◆ Problem description ◆
Every line that contains the word "this" should be copied.

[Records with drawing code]
****************
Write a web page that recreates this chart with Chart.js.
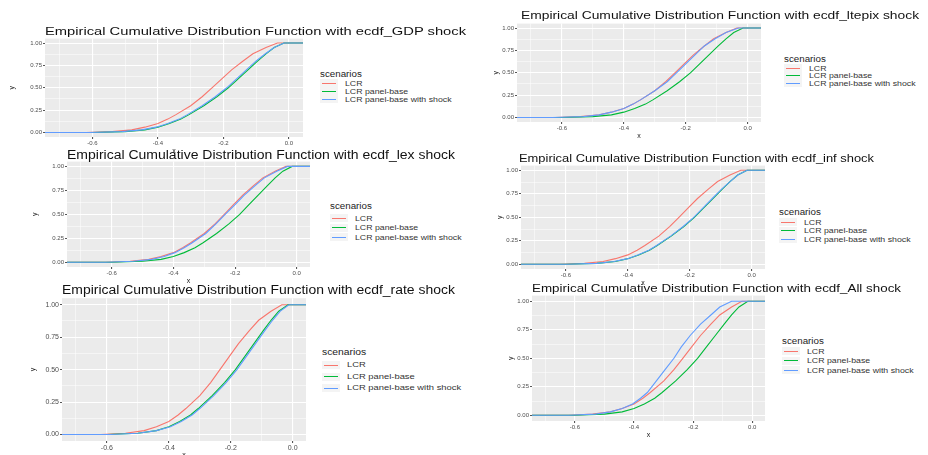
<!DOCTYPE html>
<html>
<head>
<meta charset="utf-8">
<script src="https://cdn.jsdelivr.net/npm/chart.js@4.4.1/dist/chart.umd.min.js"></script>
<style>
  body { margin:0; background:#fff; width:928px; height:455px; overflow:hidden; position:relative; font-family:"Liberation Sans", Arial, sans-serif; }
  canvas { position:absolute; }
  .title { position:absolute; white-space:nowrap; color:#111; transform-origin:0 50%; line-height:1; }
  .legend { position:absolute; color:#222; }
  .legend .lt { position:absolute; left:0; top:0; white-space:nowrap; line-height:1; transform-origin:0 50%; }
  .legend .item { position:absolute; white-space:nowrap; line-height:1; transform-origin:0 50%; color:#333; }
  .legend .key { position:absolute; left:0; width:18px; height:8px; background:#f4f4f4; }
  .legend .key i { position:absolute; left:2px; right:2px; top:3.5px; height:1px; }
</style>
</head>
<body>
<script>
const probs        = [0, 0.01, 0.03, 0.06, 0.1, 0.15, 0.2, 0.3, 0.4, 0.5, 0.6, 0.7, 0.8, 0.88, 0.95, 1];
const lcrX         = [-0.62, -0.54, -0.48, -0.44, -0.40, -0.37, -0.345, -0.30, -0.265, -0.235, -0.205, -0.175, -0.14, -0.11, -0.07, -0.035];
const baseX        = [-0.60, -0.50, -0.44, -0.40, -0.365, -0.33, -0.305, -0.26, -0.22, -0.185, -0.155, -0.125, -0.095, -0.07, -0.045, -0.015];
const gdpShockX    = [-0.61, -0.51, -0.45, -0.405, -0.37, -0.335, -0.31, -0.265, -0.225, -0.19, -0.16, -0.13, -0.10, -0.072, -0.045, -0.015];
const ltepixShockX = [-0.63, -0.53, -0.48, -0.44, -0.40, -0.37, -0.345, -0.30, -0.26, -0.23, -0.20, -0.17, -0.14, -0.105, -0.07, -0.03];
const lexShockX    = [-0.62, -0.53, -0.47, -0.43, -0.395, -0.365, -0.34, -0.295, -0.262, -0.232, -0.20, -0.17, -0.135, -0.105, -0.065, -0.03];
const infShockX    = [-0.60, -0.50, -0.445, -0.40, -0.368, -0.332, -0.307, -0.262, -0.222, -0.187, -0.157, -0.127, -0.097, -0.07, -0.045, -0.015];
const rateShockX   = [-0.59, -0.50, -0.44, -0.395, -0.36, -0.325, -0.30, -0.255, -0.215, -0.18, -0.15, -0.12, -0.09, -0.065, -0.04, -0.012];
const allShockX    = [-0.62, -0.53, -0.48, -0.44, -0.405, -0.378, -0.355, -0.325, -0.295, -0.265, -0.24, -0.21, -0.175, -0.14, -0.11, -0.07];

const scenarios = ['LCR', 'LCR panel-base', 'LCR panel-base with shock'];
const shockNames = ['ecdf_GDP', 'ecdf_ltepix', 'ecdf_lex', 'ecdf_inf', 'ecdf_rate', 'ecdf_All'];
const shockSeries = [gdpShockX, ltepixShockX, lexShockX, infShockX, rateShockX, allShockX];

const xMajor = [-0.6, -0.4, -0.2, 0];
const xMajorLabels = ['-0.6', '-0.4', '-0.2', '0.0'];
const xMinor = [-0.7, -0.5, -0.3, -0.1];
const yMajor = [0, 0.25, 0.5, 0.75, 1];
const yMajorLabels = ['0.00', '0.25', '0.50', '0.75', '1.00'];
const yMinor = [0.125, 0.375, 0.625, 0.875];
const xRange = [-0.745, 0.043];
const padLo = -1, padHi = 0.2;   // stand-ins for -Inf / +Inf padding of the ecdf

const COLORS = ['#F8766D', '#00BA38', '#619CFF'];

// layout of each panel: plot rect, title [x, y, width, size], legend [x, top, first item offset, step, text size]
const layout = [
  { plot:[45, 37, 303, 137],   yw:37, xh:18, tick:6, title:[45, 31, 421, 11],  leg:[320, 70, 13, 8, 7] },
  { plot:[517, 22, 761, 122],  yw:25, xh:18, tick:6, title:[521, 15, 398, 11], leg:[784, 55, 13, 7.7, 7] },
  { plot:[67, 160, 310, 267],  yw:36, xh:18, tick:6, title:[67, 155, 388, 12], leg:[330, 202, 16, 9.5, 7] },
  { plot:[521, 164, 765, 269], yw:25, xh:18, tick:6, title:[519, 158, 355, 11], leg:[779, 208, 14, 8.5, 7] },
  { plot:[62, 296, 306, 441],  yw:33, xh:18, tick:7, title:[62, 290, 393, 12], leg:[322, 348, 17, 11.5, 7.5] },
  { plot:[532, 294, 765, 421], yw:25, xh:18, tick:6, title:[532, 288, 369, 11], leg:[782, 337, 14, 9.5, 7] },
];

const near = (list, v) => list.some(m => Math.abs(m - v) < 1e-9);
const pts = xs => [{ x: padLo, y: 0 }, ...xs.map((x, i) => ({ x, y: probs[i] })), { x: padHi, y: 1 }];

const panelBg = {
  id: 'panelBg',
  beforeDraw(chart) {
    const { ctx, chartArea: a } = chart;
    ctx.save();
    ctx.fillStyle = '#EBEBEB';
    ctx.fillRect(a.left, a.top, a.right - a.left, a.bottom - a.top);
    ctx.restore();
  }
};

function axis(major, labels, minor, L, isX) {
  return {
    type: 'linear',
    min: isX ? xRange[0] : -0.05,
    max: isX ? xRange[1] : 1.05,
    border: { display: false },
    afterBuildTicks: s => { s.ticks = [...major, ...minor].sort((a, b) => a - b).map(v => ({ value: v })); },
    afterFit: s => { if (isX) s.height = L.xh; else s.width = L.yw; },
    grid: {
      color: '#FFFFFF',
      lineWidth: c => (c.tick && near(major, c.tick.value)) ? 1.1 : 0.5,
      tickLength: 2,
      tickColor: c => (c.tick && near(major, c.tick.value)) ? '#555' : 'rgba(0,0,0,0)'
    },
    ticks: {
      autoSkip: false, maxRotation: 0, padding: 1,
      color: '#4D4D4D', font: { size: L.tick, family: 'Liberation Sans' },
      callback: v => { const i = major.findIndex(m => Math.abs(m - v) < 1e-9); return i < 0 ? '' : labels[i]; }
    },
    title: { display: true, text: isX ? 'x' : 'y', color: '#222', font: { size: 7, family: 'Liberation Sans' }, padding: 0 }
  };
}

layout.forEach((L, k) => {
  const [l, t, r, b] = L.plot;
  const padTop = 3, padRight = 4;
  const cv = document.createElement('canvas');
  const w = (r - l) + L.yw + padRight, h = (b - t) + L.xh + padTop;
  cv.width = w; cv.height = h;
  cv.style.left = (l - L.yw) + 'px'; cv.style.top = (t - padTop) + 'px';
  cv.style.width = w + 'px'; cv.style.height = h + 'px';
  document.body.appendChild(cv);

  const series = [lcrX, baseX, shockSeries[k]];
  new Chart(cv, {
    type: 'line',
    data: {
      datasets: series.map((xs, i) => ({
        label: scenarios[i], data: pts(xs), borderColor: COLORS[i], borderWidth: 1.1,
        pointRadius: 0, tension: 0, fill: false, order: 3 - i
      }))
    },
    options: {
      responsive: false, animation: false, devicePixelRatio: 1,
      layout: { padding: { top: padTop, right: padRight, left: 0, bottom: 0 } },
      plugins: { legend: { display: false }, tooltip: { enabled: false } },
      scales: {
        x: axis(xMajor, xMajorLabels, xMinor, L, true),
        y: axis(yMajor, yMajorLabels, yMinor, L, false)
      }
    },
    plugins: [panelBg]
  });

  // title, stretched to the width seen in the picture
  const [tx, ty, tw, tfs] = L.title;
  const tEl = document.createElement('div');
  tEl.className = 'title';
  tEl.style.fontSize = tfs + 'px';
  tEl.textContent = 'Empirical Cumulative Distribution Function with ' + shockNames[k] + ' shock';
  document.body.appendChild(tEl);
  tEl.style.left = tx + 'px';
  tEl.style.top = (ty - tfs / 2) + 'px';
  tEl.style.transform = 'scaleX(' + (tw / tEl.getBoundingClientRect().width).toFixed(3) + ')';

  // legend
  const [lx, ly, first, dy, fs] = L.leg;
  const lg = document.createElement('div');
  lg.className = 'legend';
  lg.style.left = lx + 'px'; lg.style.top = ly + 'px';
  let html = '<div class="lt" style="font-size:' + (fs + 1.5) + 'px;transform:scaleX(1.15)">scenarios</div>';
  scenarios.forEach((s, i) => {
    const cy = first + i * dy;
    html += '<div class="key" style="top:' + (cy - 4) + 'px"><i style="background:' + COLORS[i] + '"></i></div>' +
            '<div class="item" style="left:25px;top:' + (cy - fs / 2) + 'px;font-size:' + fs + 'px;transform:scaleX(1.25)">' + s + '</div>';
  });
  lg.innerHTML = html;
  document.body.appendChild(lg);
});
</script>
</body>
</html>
****************
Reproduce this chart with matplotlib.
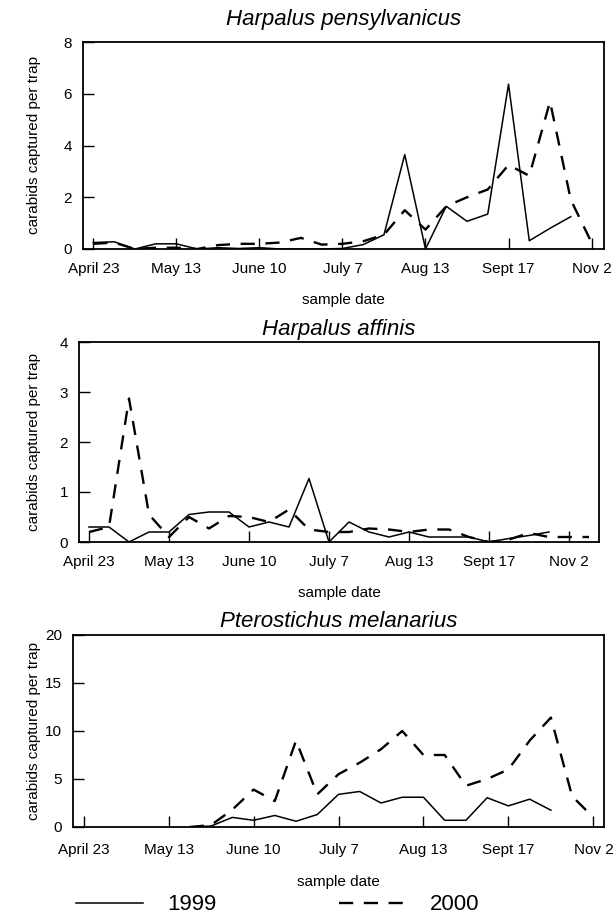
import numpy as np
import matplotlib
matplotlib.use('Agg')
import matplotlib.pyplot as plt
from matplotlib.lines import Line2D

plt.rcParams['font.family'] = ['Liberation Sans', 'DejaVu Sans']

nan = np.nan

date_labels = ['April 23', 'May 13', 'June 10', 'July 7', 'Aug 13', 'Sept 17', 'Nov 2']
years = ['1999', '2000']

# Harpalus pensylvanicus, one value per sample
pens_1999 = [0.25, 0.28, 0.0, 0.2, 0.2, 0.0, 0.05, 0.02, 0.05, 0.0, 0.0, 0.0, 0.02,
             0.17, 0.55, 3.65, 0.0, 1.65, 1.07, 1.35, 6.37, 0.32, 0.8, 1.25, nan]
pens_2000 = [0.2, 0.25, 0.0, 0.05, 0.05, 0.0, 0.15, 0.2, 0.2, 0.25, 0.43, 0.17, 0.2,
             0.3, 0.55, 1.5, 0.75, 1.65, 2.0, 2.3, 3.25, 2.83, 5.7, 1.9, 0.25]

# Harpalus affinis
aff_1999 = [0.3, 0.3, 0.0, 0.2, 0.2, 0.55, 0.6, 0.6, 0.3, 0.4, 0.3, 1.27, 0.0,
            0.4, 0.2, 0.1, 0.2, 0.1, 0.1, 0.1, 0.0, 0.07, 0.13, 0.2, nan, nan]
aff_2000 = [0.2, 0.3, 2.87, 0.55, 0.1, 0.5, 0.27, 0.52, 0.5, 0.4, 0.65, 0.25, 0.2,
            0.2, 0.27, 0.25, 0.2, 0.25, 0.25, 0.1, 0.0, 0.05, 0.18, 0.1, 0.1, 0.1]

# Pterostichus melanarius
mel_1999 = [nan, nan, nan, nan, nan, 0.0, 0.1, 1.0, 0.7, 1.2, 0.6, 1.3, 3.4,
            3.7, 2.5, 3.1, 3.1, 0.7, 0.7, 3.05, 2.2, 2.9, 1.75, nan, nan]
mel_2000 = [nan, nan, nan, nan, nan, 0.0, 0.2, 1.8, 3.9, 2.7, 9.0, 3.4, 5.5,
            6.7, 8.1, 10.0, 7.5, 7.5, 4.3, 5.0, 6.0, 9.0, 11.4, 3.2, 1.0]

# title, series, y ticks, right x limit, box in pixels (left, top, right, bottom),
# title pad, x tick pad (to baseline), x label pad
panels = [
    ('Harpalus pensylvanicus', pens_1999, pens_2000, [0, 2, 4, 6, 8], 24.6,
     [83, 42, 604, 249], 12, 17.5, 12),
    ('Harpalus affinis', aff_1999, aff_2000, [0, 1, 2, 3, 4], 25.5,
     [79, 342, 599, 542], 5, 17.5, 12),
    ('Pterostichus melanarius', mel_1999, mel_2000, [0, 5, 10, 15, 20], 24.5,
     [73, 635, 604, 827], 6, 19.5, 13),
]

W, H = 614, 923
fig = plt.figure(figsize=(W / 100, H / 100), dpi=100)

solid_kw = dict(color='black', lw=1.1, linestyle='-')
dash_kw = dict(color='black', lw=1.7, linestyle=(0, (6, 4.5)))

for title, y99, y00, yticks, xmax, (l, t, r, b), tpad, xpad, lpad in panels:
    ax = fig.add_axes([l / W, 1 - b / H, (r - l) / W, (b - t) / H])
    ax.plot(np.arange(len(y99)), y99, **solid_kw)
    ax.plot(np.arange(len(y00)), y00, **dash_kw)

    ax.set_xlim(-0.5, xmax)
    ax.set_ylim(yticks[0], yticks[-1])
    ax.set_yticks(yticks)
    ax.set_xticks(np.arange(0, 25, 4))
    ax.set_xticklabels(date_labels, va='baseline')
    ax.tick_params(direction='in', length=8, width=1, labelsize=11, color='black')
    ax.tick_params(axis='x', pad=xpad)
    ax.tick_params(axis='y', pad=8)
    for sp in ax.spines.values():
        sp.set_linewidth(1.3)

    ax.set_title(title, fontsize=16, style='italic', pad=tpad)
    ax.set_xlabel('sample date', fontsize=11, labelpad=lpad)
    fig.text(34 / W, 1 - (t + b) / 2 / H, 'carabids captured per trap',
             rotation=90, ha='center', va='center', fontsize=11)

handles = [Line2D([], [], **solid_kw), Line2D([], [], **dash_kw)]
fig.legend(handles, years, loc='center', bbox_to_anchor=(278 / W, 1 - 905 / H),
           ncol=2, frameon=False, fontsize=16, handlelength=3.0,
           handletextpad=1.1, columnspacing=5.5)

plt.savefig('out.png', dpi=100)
****************
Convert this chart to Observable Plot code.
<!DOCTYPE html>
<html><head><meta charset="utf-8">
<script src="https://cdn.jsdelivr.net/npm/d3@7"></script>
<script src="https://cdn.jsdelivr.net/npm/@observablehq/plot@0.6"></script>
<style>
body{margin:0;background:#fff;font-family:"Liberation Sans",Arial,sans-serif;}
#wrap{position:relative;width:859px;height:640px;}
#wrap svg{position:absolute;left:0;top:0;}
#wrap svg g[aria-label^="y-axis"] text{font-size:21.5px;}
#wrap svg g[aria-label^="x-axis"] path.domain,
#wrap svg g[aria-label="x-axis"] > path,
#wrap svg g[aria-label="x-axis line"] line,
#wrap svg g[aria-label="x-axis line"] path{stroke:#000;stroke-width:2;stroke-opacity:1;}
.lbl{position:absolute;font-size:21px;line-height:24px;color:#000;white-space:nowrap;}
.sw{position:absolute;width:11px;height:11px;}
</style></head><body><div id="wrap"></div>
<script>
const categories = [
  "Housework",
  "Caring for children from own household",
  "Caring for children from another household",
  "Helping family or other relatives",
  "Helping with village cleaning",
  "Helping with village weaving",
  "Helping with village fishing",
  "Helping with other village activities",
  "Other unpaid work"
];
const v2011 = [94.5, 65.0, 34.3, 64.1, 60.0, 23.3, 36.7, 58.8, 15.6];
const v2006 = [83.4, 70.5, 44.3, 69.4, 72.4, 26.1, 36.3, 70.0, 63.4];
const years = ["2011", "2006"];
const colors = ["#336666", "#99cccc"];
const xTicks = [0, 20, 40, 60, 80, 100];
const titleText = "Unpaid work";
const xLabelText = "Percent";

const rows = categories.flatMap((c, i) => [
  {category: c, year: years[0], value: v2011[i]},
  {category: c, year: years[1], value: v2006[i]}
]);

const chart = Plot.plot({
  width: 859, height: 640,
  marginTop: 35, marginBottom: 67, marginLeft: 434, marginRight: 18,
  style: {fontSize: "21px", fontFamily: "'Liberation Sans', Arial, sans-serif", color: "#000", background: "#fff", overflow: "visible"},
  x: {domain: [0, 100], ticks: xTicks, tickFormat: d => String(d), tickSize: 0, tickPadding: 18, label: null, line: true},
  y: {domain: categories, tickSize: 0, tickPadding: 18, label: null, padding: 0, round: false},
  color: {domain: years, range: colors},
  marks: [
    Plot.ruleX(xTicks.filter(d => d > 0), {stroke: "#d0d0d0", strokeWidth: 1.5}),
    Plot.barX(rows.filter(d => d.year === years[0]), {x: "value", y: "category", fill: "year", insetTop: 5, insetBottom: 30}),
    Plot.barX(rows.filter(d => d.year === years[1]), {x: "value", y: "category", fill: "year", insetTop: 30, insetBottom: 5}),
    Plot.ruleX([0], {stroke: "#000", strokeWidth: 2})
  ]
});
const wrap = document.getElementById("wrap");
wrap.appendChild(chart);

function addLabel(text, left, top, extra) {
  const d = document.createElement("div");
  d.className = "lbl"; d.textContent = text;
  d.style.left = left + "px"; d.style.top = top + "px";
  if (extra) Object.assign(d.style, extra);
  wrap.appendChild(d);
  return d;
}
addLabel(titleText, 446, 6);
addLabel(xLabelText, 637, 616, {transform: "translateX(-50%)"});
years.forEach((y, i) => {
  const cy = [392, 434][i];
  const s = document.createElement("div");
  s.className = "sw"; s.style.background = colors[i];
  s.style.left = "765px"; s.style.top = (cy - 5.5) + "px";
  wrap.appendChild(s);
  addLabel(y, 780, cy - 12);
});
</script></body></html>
****************
◆ Worked answer ◆
Write a web page that recreates this chart with Chart.js.
Reproduce this chart with matplotlib.
Convert this chart to Observable Plot code.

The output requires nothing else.